Plotting code records
-----

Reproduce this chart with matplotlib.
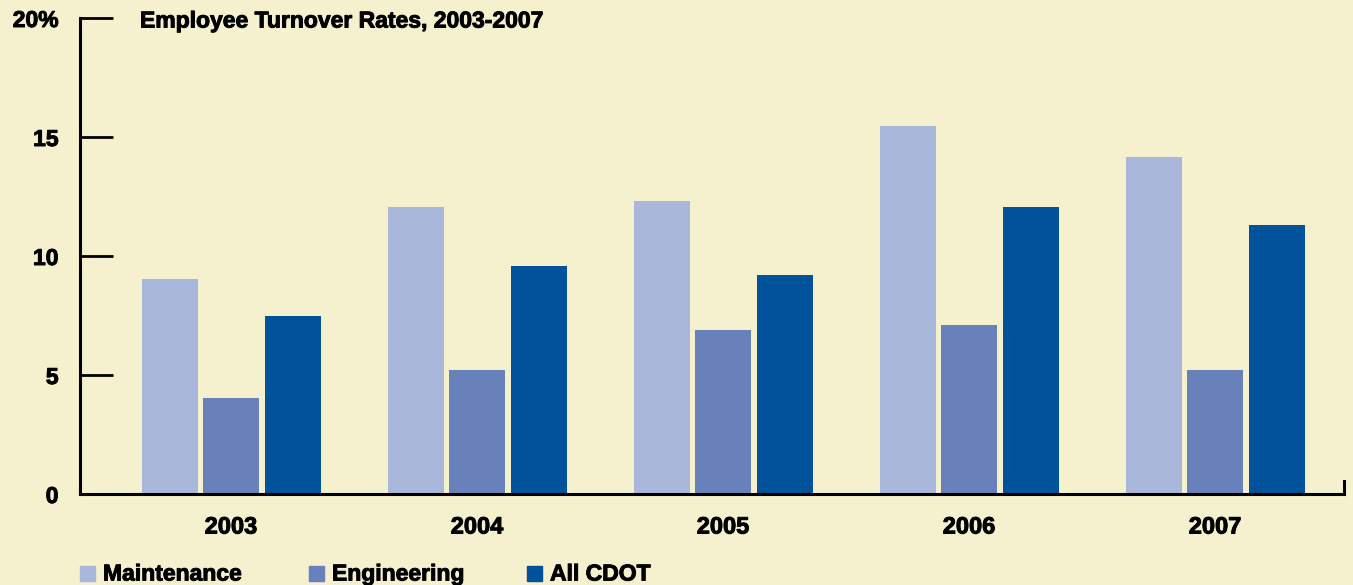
import matplotlib
matplotlib.use("Agg")
import matplotlib.pyplot as plt
import matplotlib.patheffects as pe
from matplotlib.patches import Rectangle
from matplotlib.lines import Line2D
import numpy as np

years = ["2003", "2004", "2005", "2006", "2007"]
series_names = ["Maintenance", "Engineering", "All CDOT"]
maintenance = [9.05, 12.05, 12.3, 15.45, 14.15]
engineering = [4.05, 5.2, 6.9, 7.1, 5.2]
all_cdot = [7.5, 9.6, 9.2, 12.05, 11.3]
y_ticks = [0, 5, 10, 15, 20]
y_tick_labels = ["0", "5", "10", "15", "20%"]
title = "Employee Turnover Rates, 2003-2007"

colors = ["#A9B7DA", "#6881BA", "#00529B"]
bg = "#F5F0CD"

W, H = 1353, 585
fig = plt.figure(figsize=(W / 100, H / 100), dpi=100, facecolor=bg)
plt.rcParams["font.family"] = ["Liberation Sans", "DejaVu Sans"]
fs = 16.5
heavy = [pe.withStroke(linewidth=0.7, foreground="black")]

ax = fig.add_axes([80 / W, 1 - 494 / H, (1344 - 80) / W, (494 - 18) / H])
ax.set_facecolor(bg)

x = np.arange(len(years))
width = 0.228
step = 0.25
for i, (vals, col) in enumerate(zip([maintenance, engineering, all_cdot], colors)):
    ax.bar(x + (i - 1) * step, vals, width=width, color=col, zorder=2)

ax.set_xlim(-0.614, 4.524)
ax.set_ylim(0, 20)

for s in ["top", "right"]:
    ax.spines[s].set_visible(False)
for s in ["left", "bottom"]:
    ax.spines[s].set_linewidth(2.2)
    ax.spines[s].set_color("black")
    ax.spines[s].set_zorder(3)

ax.set_yticks(y_ticks)
ax.set_yticklabels(y_tick_labels, fontsize=fs, fontweight="bold")
ax.tick_params(axis="y", direction="in", length=24, width=2.0, pad=15.5)
ax.set_xticks(x)
ax.set_xticklabels(years, fontsize=17, fontweight="bold")
ax.tick_params(axis="x", length=0, pad=15.5)
for lab in ax.get_xticklabels() + ax.get_yticklabels():
    lab.set_path_effects(heavy)

# small upward end cap on the baseline
ax.add_line(Line2D([1, 1], [0, 13 / 476], transform=ax.transAxes,
                   color="black", lw=2.2, clip_on=False, zorder=3))

fig.text(140 / W, 1 - 21 / H, title, fontsize=fs, fontweight="bold",
         ha="left", va="center", path_effects=heavy)

# legend row
leg_x = [80, 309, 527]
for name, col, lx in zip(series_names, colors, leg_x):
    fig.add_artist(Rectangle((lx / W, 1 - 581 / H), 15 / W, 15 / H,
                             transform=fig.transFigure, color=col))
    fig.text((lx + 23) / W, 1 - 574 / H, name, fontsize=fs, fontweight="bold",
             ha="left", va="center", path_effects=heavy)

fig.savefig("out.png", dpi=100, facecolor=bg)
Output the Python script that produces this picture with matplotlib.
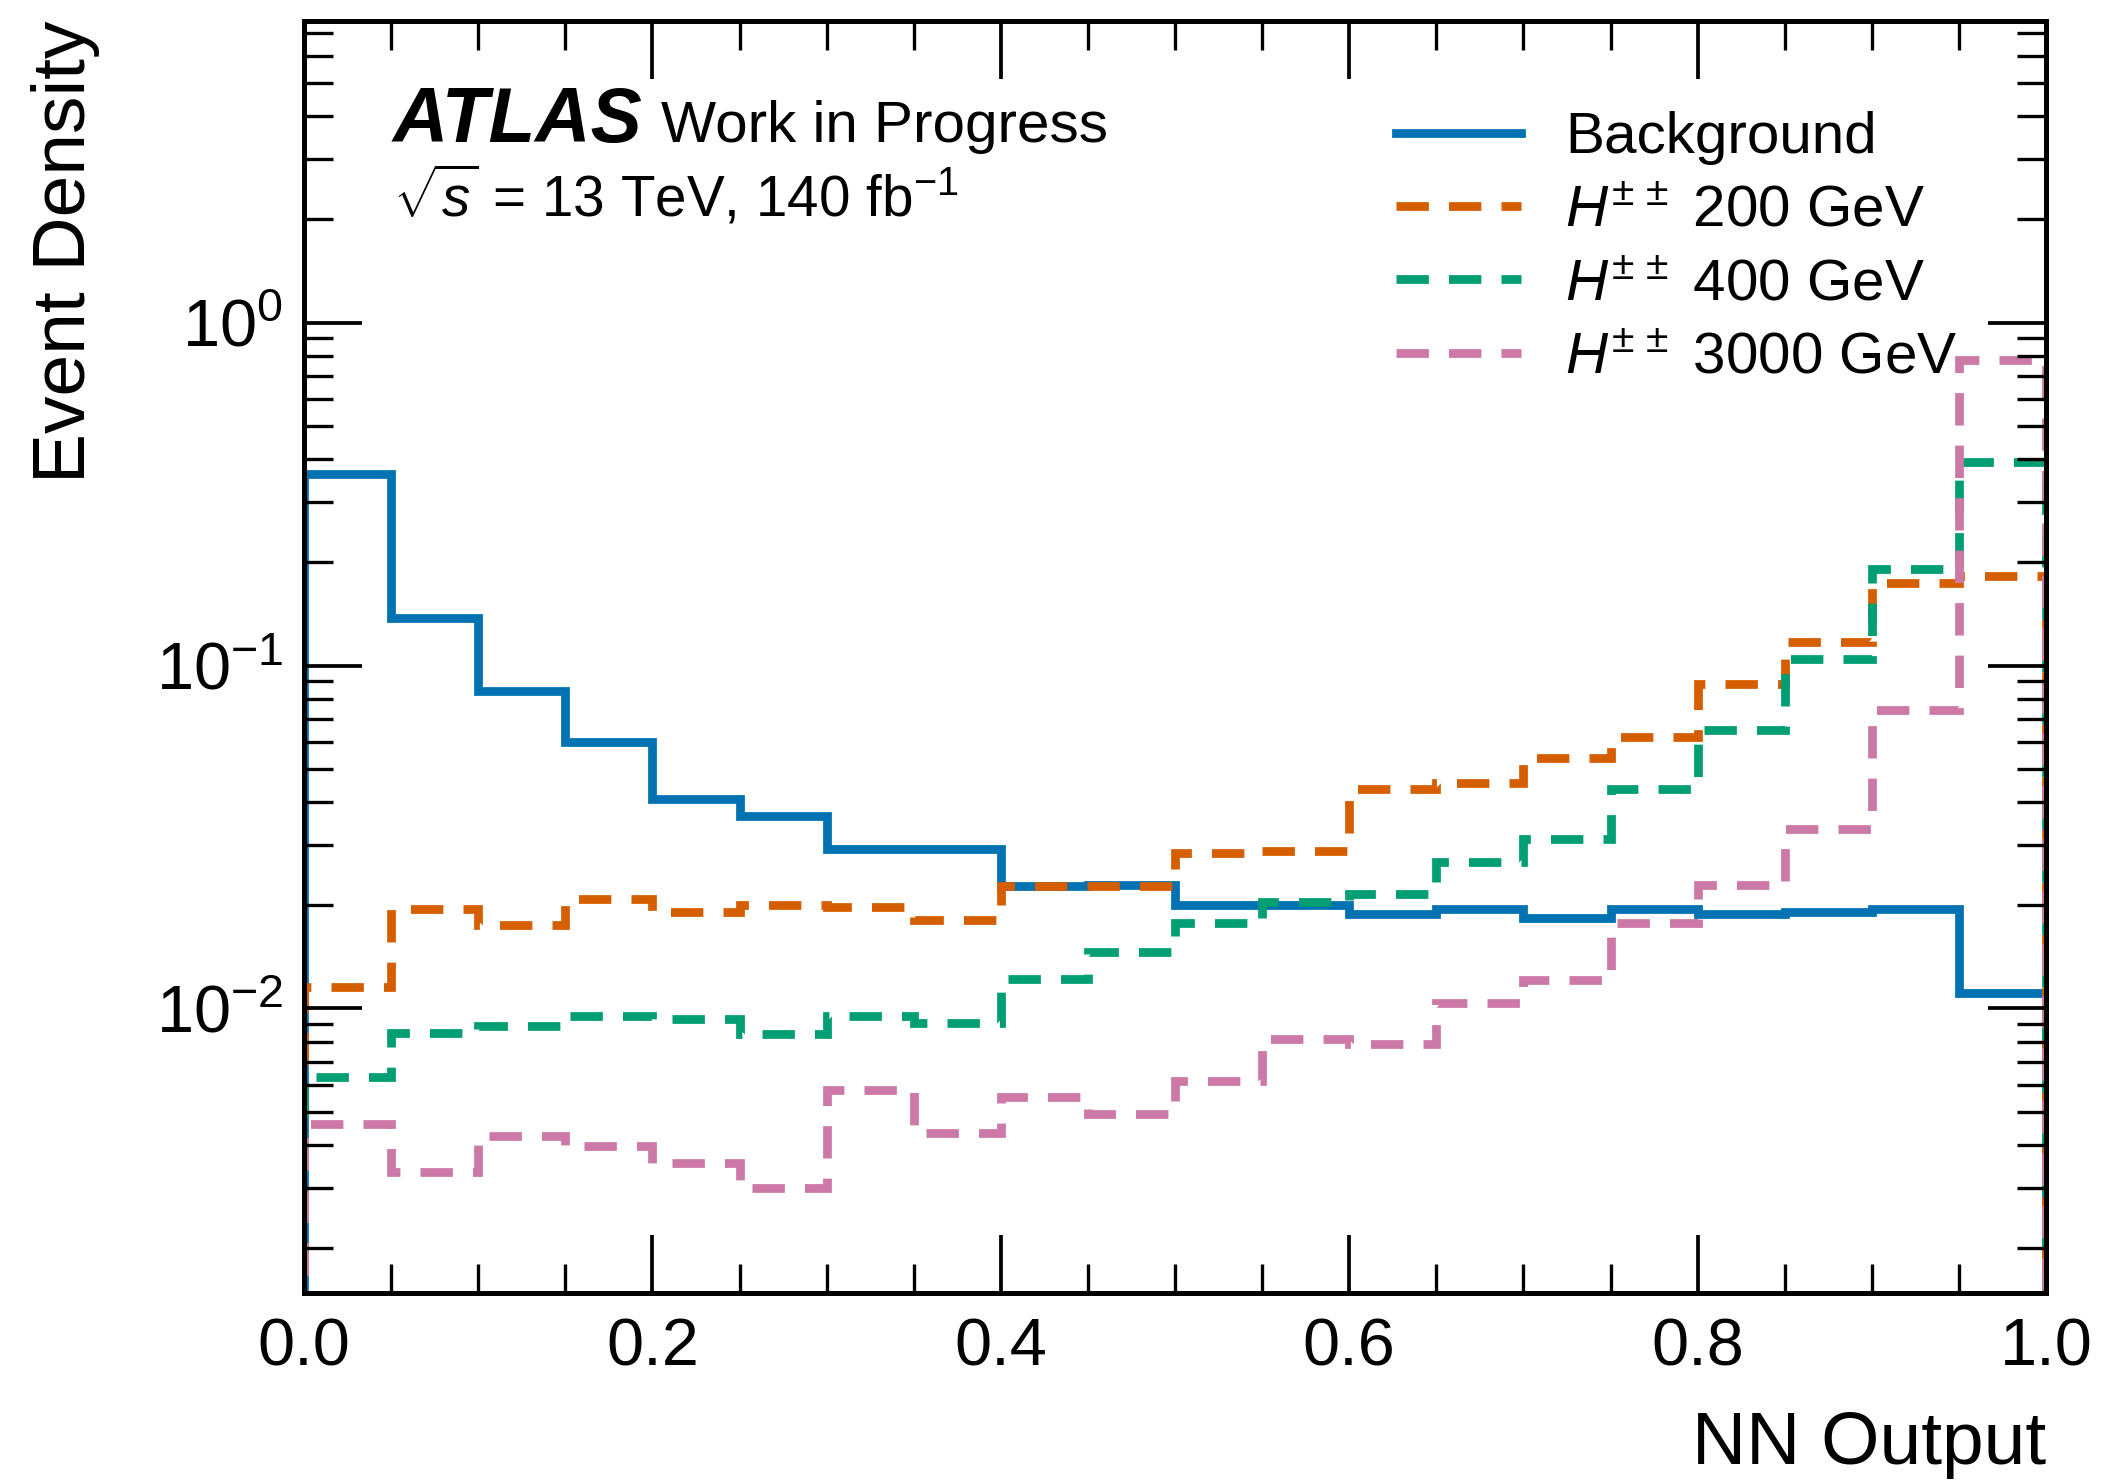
import numpy as np
import matplotlib
matplotlib.use("Agg")
import matplotlib.pyplot as plt
from matplotlib.ticker import MultipleLocator, LogLocator, NullFormatter

# ---- data: normalised NN-output distributions, 20 bins on [0, 1] ----
bin_edges = np.linspace(0.0, 1.0, 21)

background = [0.362, 0.138, 0.0843, 0.0599, 0.0407, 0.0365, 0.0292, 0.0292,
              0.0227, 0.0229, 0.0200, 0.0200, 0.0188, 0.0195, 0.0183, 0.0195,
              0.0189, 0.0191, 0.0195, 0.0111]
hpp_200 = [0.01155, 0.01945, 0.01746, 0.0209, 0.0191, 0.0200, 0.0198, 0.0181,
           0.0227, 0.0227, 0.0285, 0.0288, 0.0437, 0.0453, 0.0537, 0.0621,
           0.0881, 0.1175, 0.1746, 0.1827]
hpp_400 = [0.00632, 0.0085, 0.0089, 0.0095, 0.0093, 0.0084, 0.0095, 0.0091,
           0.0122, 0.0146, 0.0178, 0.0204, 0.0215, 0.0267, 0.0311, 0.0437,
           0.0649, 0.1047, 0.191, 0.392]
hpp_3000 = [0.00461, 0.00334, 0.00425, 0.00396, 0.00355, 0.0030, 0.00578,
            0.00433, 0.00552, 0.00491, 0.00616, 0.00813, 0.0079, 0.0104,
            0.0121, 0.0178, 0.0229, 0.0334, 0.0743, 0.778]

series_labels = ["Background", r"$H^{\pm\,\pm}$ 200 GeV",
                 r"$H^{\pm\,\pm}$ 400 GeV", r"$H^{\pm\,\pm}$ 3000 GeV"]
series_colors = ["#0072B2", "#D55E00", "#009E73", "#CC79A7"]
series_styles = ["-", (0, (3.7, 2.3)), (0, (3.7, 2.3)), (0, (3.7, 2.3))]

# ---- style ----
plt.rcParams.update({
    "font.family": ["Liberation Sans", "DejaVu Sans"],
    "mathtext.fontset": "custom",
    "mathtext.rm": "Liberation Sans",
    "mathtext.it": "Liberation Sans:italic",
    "mathtext.bf": "Liberation Sans:bold",
    "axes.linewidth": 1.2,
    "xtick.direction": "in",
    "ytick.direction": "in",
    "xtick.top": True,
    "ytick.right": True,
    "xtick.minor.visible": True,
    "ytick.minor.visible": True,
    "xtick.major.size": 14,
    "xtick.minor.size": 7,
    "ytick.major.size": 14,
    "ytick.minor.size": 7,
    "xtick.major.width": 0.9,
    "xtick.minor.width": 0.8,
    "ytick.major.width": 0.9,
    "ytick.minor.width": 0.8,
    "xtick.labelsize": 16,
    "ytick.labelsize": 16,
    "xtick.major.pad": 6,
    "ytick.major.pad": 5,
})

fig = plt.figure(figsize=(2101 / 300, 1484 / 300), dpi=300)
ax = fig.add_axes([304 / 2101, 1 - 1293 / 1484, 1742 / 2101, 1272 / 1484])

all_series = [background, hpp_200, hpp_400, hpp_3000]
for vals, lab, col, ls in zip(all_series, series_labels, series_colors, series_styles):
    ax.stairs(vals, bin_edges, baseline=1e-9, color=col, linestyle=ls,
              linewidth=2.1, label=lab)

ax.set_yscale("log")
ax.set_xlim(0.0, 1.0)
ax.set_ylim(1.48e-3, 7.58)

ax.xaxis.set_major_locator(MultipleLocator(0.2))
ax.xaxis.set_minor_locator(MultipleLocator(0.05))
ax.yaxis.set_major_locator(LogLocator(base=10, numticks=20))
ax.yaxis.set_minor_locator(LogLocator(base=10, subs=np.arange(2, 10), numticks=20))
ax.yaxis.set_minor_formatter(NullFormatter())
ax.xaxis.set_major_formatter(plt.FuncFormatter(lambda v, p: f"{v:.1f}"))

ax.set_xlabel("NN Output", fontsize=18, loc="right")
ax.xaxis.set_label_coords(1.0, -0.092)
ax.set_ylabel("Event Density", fontsize=18, loc="top")
ax.yaxis.set_label_coords(-0.117, 1.0)

# experiment label
ax.text(0.051, 0.905, "ATLAS", transform=ax.transAxes, fontsize=18.4,
        fontweight="bold", fontstyle="italic", va="baseline", ha="left")
ax.text(0.205, 0.905, "Work in Progress", transform=ax.transAxes, fontsize=14,
        va="baseline", ha="left")
ax.text(0.051, 0.846, r"$\sqrt{s}$ = 13 TeV, 140 fb$^{-1}$",
        transform=ax.transAxes, fontsize=13.6, va="baseline", ha="left")

ax.legend(loc="upper left", bbox_to_anchor=(0.627, 0.929), frameon=False,
          fontsize=14, handlelength=2.14, handletextpad=0.76,
          borderpad=0.0, borderaxespad=0.0, labelspacing=0.33)

fig.savefig("out.png", dpi=300)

-----

- INSTRUCTIONS FOR THE TASK: Taking the material above, give again exactly the lines from the one holding "Output the Python" through the one holding "bin_edges = np.linspace(0.0, 1.0, 21)", with both ends and without pictures.

- WRITTEN REPLY:
Output the Python script that produces this picture with matplotlib.
import numpy as np
import matplotlib
matplotlib.use("Agg")
import matplotlib.pyplot as plt
from matplotlib.ticker import MultipleLocator, LogLocator, NullFormatter

# ---- data: normalised NN-output distributions, 20 bins on [0, 1] ----
bin_edges = np.linspace(0.0, 1.0, 21)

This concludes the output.